What this preparation gets you

In a balanced market with a selective buyer pool, well‑prepared estates in Belle Meade tend to convert more smoothly. Staging and premium media bring more qualified traffic and help buyers visualize themselves in the home. Clean documentation reduces due‑diligence friction and renegotiation risk. National data from NAR links thoughtful presentation to shorter marketing times and stronger offers, and local context in Montgomery County underscores the value of standing out in a field where many listings cluster around the $300K range while your property sits well above that level.

Ready to map your timeline, coordinate vendors, and launch with a private preview plan that reaches the right buyers first? Our family‑led, Compass‑affiliated team handles staging strategy, media, vendor coordination, and targeted outreach so you can move with confidence. Start with a no‑pressure valuation and game plan through Nashville Homes DK.

FAQs

What is the best time of year to list a Belle Meade estate in Clarksville?

  • Spring often sees higher buyer traffic, but aligning with out‑of‑market and military travel schedules is just as important, so stay flexible and responsive year‑round.

How much should I budget for staging and media on a luxury listing?

  • National surveys show median professional staging costs near about $1,500, while luxury media can run several hundred to the low thousands depending on add‑ons like drone and 3D tours.

Which upgrades deliver the best resale ROI for estates?

  • Arrival‑sequence updates like new garage or entry doors and selective exterior enhancements, plus minor kitchen and bath refreshes, rank high in the Cost vs. Value analysis.

Do I need a seller‑side home inspection before listing?
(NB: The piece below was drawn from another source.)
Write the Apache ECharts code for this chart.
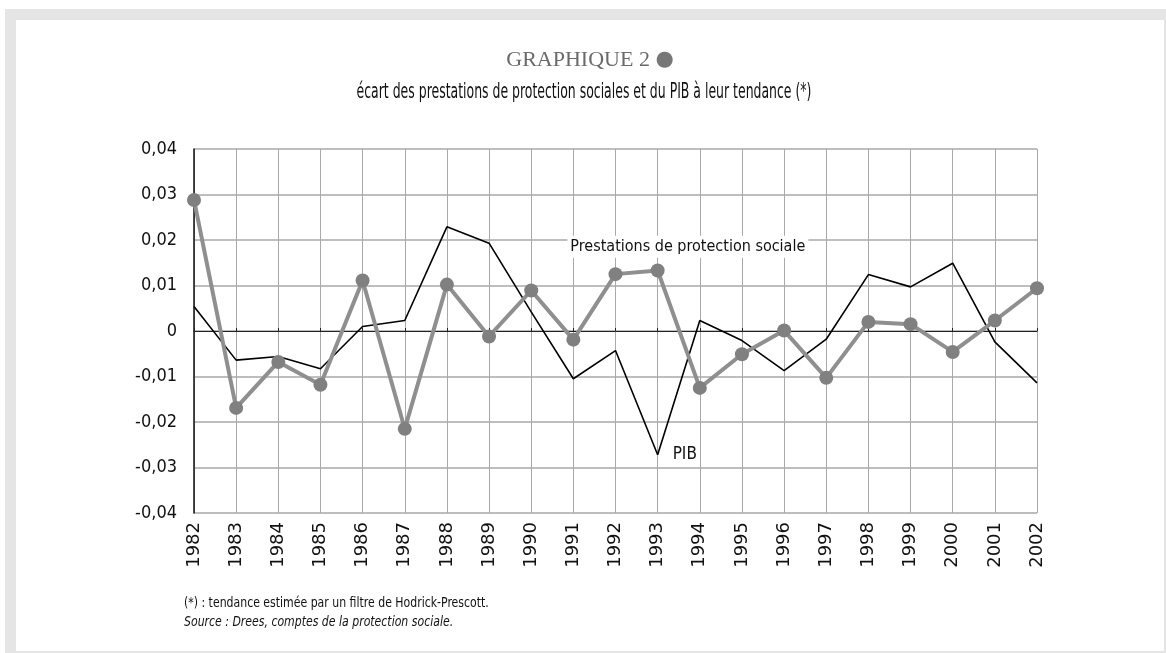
<!DOCTYPE html>
<html>
<head>
<meta charset="utf-8">
<script src="https://cdn.jsdelivr.net/npm/echarts@6/dist/echarts.min.js"></script>
<style>
  html, body { margin: 0; padding: 0; background: #fff; }
  #frame { position: absolute; left: 5px; top: 9px; width: 1161px; height: 644px; background: #e5e5e5; }
  #main { position: absolute; left: 16px; top: 20px; width: 1148px; height: 631px; background: #fff; }
</style>
</head>
<body>
<div id="frame"></div>
<div id="main"></div>
<script>
const years = ['1982', '1983', '1984', '1985', '1986', '1987', '1988', '1989', '1990', '1991', '1992',
  '1993', '1994', '1995', '1996', '1997', '1998', '1999', '2000', '2001', '2002'];

// écart du PIB à sa tendance
const pib = [0.0054, -0.0064, -0.0056, -0.0083, 0.0010, 0.0023, 0.0229, 0.0193, 0.0042, -0.0105, -0.0043,
  -0.0272, 0.0023, -0.0021, -0.0087, -0.0018, 0.0124, 0.0097, 0.0149, -0.0024, -0.0114];

// écart des prestations de protection sociale à leur tendance
const prestations = [0.0288, -0.0169, -0.0068, -0.0118, 0.0111, -0.0215, 0.0102, -0.0012, 0.0089, -0.0019, 0.0125,
  0.0133, -0.0125, -0.0051, 0.0001, -0.0103, 0.0020, 0.0015, -0.0046, 0.0023, 0.0094];

const yTicks = { min: -0.04, max: 0.04, step: 0.01 };

const narrow = "'Liberation Sans Narrow', 'DejaVu Sans Condensed', 'Roboto', sans-serif";

var chartDom = document.getElementById('main');
var myChart = echarts.init(chartDom);
var option;

option = {
  animation: false,
  title: {
    text: 'GRAPHIQUE 2 {dot|●}',
    left: 'center',
    top: 24,
    textStyle: {
      fontFamily: "'Liberation Serif', serif",
      fontWeight: 'normal',
      fontSize: 22,
      color: '#6a6a6a',
      rich: {
        dot: { fontSize: 21, color: '#777', fontFamily: "'DejaVu Sans', sans-serif" }
      }
    }
  },
  // condensed texts: no narrow font installed, so squeeze horizontally
  graphic: [
    {
      type: 'text',
      x: 568,
      y: 73,
      scaleX: 0.66,
      style: {
        text: 'écart des prestations de protection sociales et du PIB à leur tendance (*)',
        font: "21px " + narrow,
        fill: '#111',
        align: 'center',
        verticalAlign: 'middle'
      }
    },
    {
      type: 'text',
      x: 168,
      y: 583,
      scaleX: 0.9,
      style: {
        text: '(*) : tendance estimée par un filtre de Hodrick-Prescott.',
        font: "13.5px " + narrow,
        fill: '#111',
        align: 'left',
        verticalAlign: 'middle'
      }
    },
    {
      type: 'text',
      x: 168,
      y: 602,
      scaleX: 0.9,
      style: {
        text: 'Source : Drees, comptes de la protection sociale.',
        font: "italic 13.5px " + narrow,
        fill: '#111',
        align: 'left',
        verticalAlign: 'middle'
      }
    }
  ],
  grid: {
    left: 178,
    right: 127,
    top: 129,
    bottom: 138
  },
  xAxis: [
    {
      type: 'category',
      data: years,
      boundaryGap: false,
      axisLine: { show: false, onZero: false },
      axisTick: { show: false },
      splitLine: { show: true, lineStyle: { color: '#a9a9a9', width: 1 } },
      axisLabel: {
        interval: 0,
        rotate: 90,
        margin: 9,
        fontFamily: "'DejaVu Sans', sans-serif",
        fontSize: 18,
        color: '#111'
      }
    },
    {
      type: 'category',
      data: years,
      boundaryGap: false,
      position: 'bottom',
      axisLine: { show: true, onZero: true, lineStyle: { color: '#222', width: 1 } },
      axisTick: { show: true, inside: true, length: 3, interval: 0, lineStyle: { color: '#222' } },
      axisLabel: { show: false },
      splitLine: { show: false }
    }
  ],
  yAxis: {
    type: 'value',
    min: yTicks.min,
    max: yTicks.max,
    interval: yTicks.step,
    axisLine: { show: true, onZero: false, lineStyle: { color: '#111', width: 1.5 } },
    axisTick: { show: false },
    splitLine: { lineStyle: { color: '#a9a9a9', width: 1.5 } },
    axisLabel: {
      margin: 17,
      fontFamily: narrow,
      fontSize: 18,
      color: '#111',
      formatter: function (value) {
        var v = Math.round(value * 100) / 100;
        if (v === 0) return '0';
        return v.toFixed(2).replace('.', ',');
      }
    }
  },
  series: [
    {
      name: 'PIB',
      type: 'line',
      data: pib,
      symbol: 'none',
      lineStyle: { color: '#000', width: 1.6 },
      z: 3,
      markPoint: {
        symbol: 'circle',
        symbolSize: 0,
        data: [{ coord: ['1993', -0.0272] }],
        label: {
          show: true,
          position: 'right',
          distance: 15,
          formatter: 'PIB',
          fontFamily: narrow,
          fontSize: 17,
          color: '#111'
        }
      }
    },
    {
      name: 'Prestations de protection sociale',
      type: 'line',
      data: prestations,
      symbol: 'circle',
      symbolSize: 14,
      itemStyle: { color: '#808080' },
      lineStyle: { color: '#8f8f8f', width: 4 },
      z: 4,
      markPoint: {
        symbol: 'circle',
        symbolSize: 0,
        data: [{ coord: ['1991', 0.0185] }],
        label: {
          show: true,
          position: 'right',
          distance: 0,
          offset: [-6, 0],
          formatter: 'Prestations de protection sociale',
          fontFamily: narrow,
          fontSize: 16,
          color: '#111',
          backgroundColor: '#fff',
          padding: [3, 3]
        }
      }
    }
  ]
};

option && myChart.setOption(option);
</script>
</body>
</html>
  • A pre‑list inspection can surface issues on your timeline and reduce last‑minute renegotiations, especially for complex estates with multiple systems and specialty features.

What disclosures are required for Tennessee home sellers?

  • Many residential sales require the Tennessee Residential Property Condition Disclosure, and sellers must share known adverse facts, so review the correct forms and timing with your agent or attorney.